「黒丸」は、昔では到底つくれなかった焼酎だと思います。昭和50年代の焼酎ブームで、芋焼酎が注目されますが、においが嫌われ、すぐに見向きもされなくなりました。その原因は、芋の鮮度にありました。当時は傷んだ芋でも削って使っていたので、芋自体に成分が残っているわけです。それが、臭みの原因でした。これではいけないと、農家から集荷業者も含めて意識を変えようと働きかけ、芋を掘る量や管理を徹底しました。今では掘った翌日には仕入れ、その日のうちに仕込んで在庫は持たない。二十年かかって改善して、ようやく芋本来の香りが楽しめる焼酎ができるようになりました。
このような経緯もあり、芋を仕入れる農家は完全に契約制です。ちょっとでも質が悪ければ返品します。「黒丸」の原料には黄金千貫という品種を100%使っています。他にもいろいろな品種がありますが、黄金千貫は芋らしい風味があり、しっかりとした味わいもある。それが主張し過ぎることなく、食事の邪魔をしない。考え合わせると、サントリーと新たに開発する焼酎の芋は、黄金千貫以外考えられませんでした。なかでも、おいしいといわれる300グラム~400グラム程度の中ぐらいの芋を中心に、一本一本、人の手で傷みがないかを選別して、それを原料として使っています。
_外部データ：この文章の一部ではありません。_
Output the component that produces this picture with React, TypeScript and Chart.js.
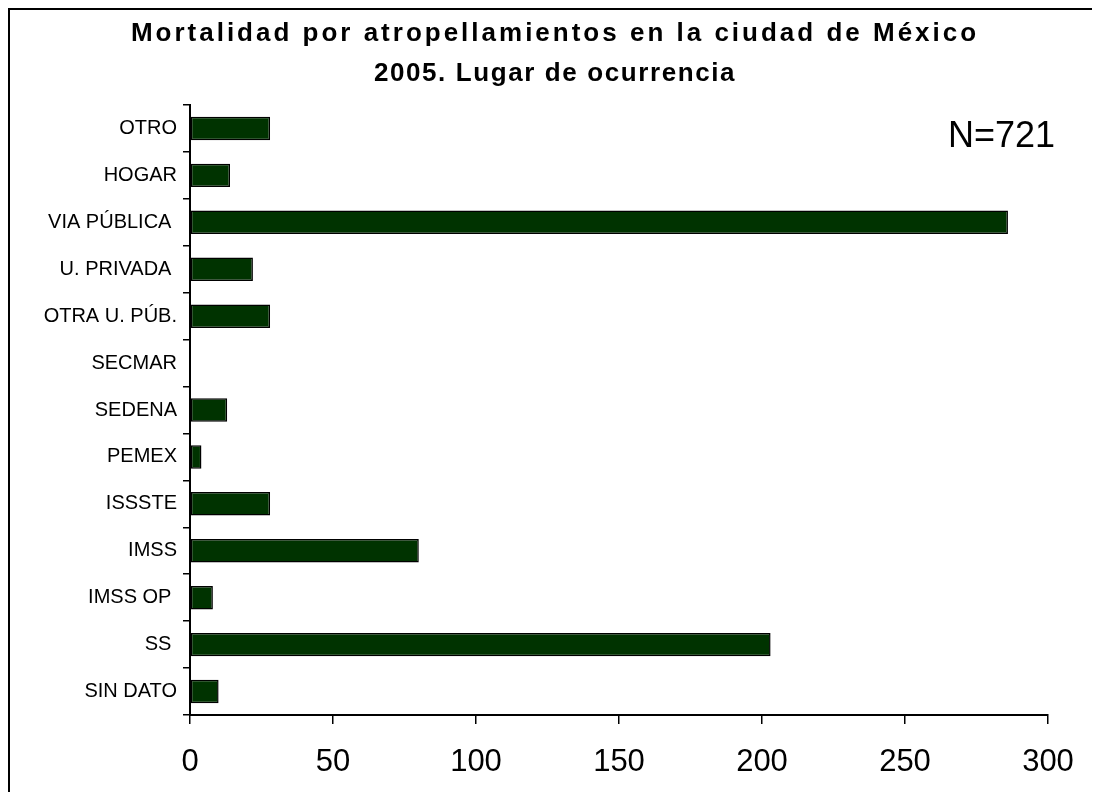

焼酎づくりでいうと、もろみをつくる麹も大切な要素です。もととなる米は、国産米を使用しています。タイ米でつくる蔵元さんも多いようですが、やはり国産米だとおいしくなるわけです。芋5に対して麹1の使用量なので影響は出にくいといえますが、確かに風味の違いが生まれます。それと外国産は作り手の顔が見えないので、安全と安心を考えると、国産米になります。水も安全に使える上水を使っています。もともとこの辺りの水は、消臭や調湿作用があるといわれているシラス台地で天然濾過された水です。だから、上水でも、安心な上においしいわけですね。
今回、新たな試みとしてサントリーとのコラボレーションで「黒丸」をつくりましたが、今までの芋焼酎とはまったく違うものができたと感じています。私たちは、どうしても芋焼酎は「こうである」という思いがあって、カタチができあがっています。そこに、サントリーの視野の広さ、独自の視点が加わることで、とてもいいカタチで新しい芋焼酎を生むことができました。中味もさることながらボトルのデザインも都会的で、これまでなかった新しさがあります。もちろん、大変なこともありましたが、いざ「黒丸」ができてみると、つくり手としても、やった甲斐があるなと、つくづく思います。